Extreme value theorem proof

Question

Let $f:\mathbb{R}\to\mathbb{R}$ and $$f(x)=x^2-\cos(x)$$

Prove using the definitions that $f$ achieves a minimum value.

So since $f$ is continuous by defintion it has has a minima and maxima on a closed interval.

Also we can see that $\displaystyle\lim_{x\to\pm \infty} f(x) = \infty$.

Therefore by the definition of limits we have that $\forall M$ $\exists K$ s.t. when $x > K$ we have that $f(x) > M$.

Let $M = 1$. Now by the Extreme value theorem there exists an $c \in [-K, K]$ s.t. $f(c) < f(x)$.

Since $M=1$ and by definition we have that $f(x) > M$

we can conclude that $f(c) < M < f(x)$.

Therefore $f(c) < f(x)$ $\forall x \in \mathbb{R}.$

Is this proof valid? My concern is the last part where I state that $f(c)<M.$ I'm not sure is this true? Any comments would be appreciated.

Answer 1

Your proof has the big idea of "choose a minimum from an interval where $f$ is definitely small", but it is not fully correct in its use of the fact.

The start of the proof is good: let's take some $K$ such that if $|x| > K$ then $f(x) > 1$. However, then you start to lose all quantifiers from your proof and things go wrong. The next step you suggest is to pick some $c\in [-K,K]$ minimizing $x$ over that interval. That means that $$f(c) \leq f(x)$$ for all $x\in [-K, K]$. At this stage recall your goal: You want to show that $f(c) \leq f(x)$ for all $x$. Note too that your argument, as is common in analysis, divides into two cases: "small" $x$ in $[-K,K]$ and "big" $x$ which are not - and it is vitally important to make this distinction clear in your proof writing, and I think the failure of your proof to do so is likely the cause of its flaw.

Okay, so you already know your goal whenever $x\in [-K,K]$. Sensibly, you move on to handling those $x$ that are not in $[-K,K]$ and you state the one thing you know: $$1 < f(x)$$ for all $x$ not in $[-K,K]$. Then you miss a step: we need to show that $f(c)\leq 1$ in order to imply that $f(c) \leq f(x)$ for $x$ not in $[-K,K]$ by transitivity - but you offer no argument to prove that, oh no!

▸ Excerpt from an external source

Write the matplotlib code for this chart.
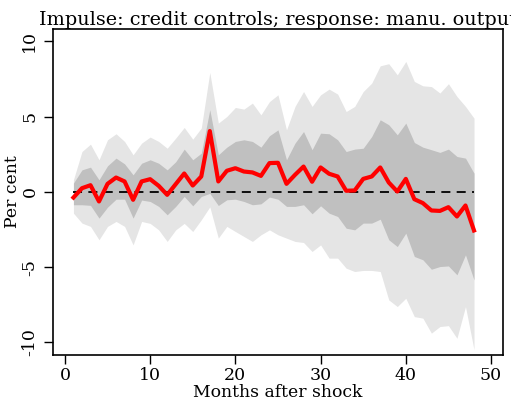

Note that this is not just a stylistic critique: something really could go wrong at this step. What if we had been handed $f(x) = 17 + (x - 10)^2$? That function clearly obtains its minimum at $x=10$ - and, if we follow your argument, we see that it's fair enough to say that $f(x) > 1$ if $|x| > 1$. Okay, so we then minimize $f$ on $[-1,1]$ and see that $f(1)$ is the minimum on that interval - but $f(1) = 98$ and isn't the minimum, so our argument failed! We didn't find the minimum. The trouble is that $1$ is a terrible choice of lower bound - the function never gets that small, so saying $f(x) > 1$ is a completely useless statement - but the function in your question, of course, is different: it really does obtain small values; for instance, $f(0) = -1$. Let's use this.

Remember that $f(c) \leq f(x)$ for any $x \in [-K,K]$. Well, we know that $f(0)=-1$ and $0\in [-K,K]$ irrespective of what $K$ is. So $f(c) \leq f(0) = -1$ by definition. Then we can see that for any $x$ not in $[-K, K]$ we would have $f(c) \leq -1 < 1 < f(x)$ - and thus we are done.

Answer 2

Your proof is basically correct, although a little confusing. I'd argue it as follows:

Consider $f(0)=1$. Note that when $|x|>2$, $|f(x)|>|x^2|-1>2^2-1=3$. So, the minimum of the function on the range $[-2,2]$ is the minimum of the function as a whole. Then, your argument proceeds from here.

Answer 3

Your proof is essentially correct.

I think you could make it clearer by quantifying the variables in all your formulas. For example, "$f(x) > M$" is more clear as "$f(x) > M$ for all $x\in S$" (for the appropriate set $S$). This could help in a couple places. In particular, this will help where you wrote "by the extreme value theorem there exists $c\in[-K,K]$ s.t. $f(c) < f(x)$." I think what you really meant here is "$f(c) < f(x)$ for all $x\in [-K,K]$."

You chose the number $K$ so that $x\in[-K,K] \implies f(x)<M$. Since $c$ was chosen from $[-K,K]$, that is your proof that $f(c)<f(M)$.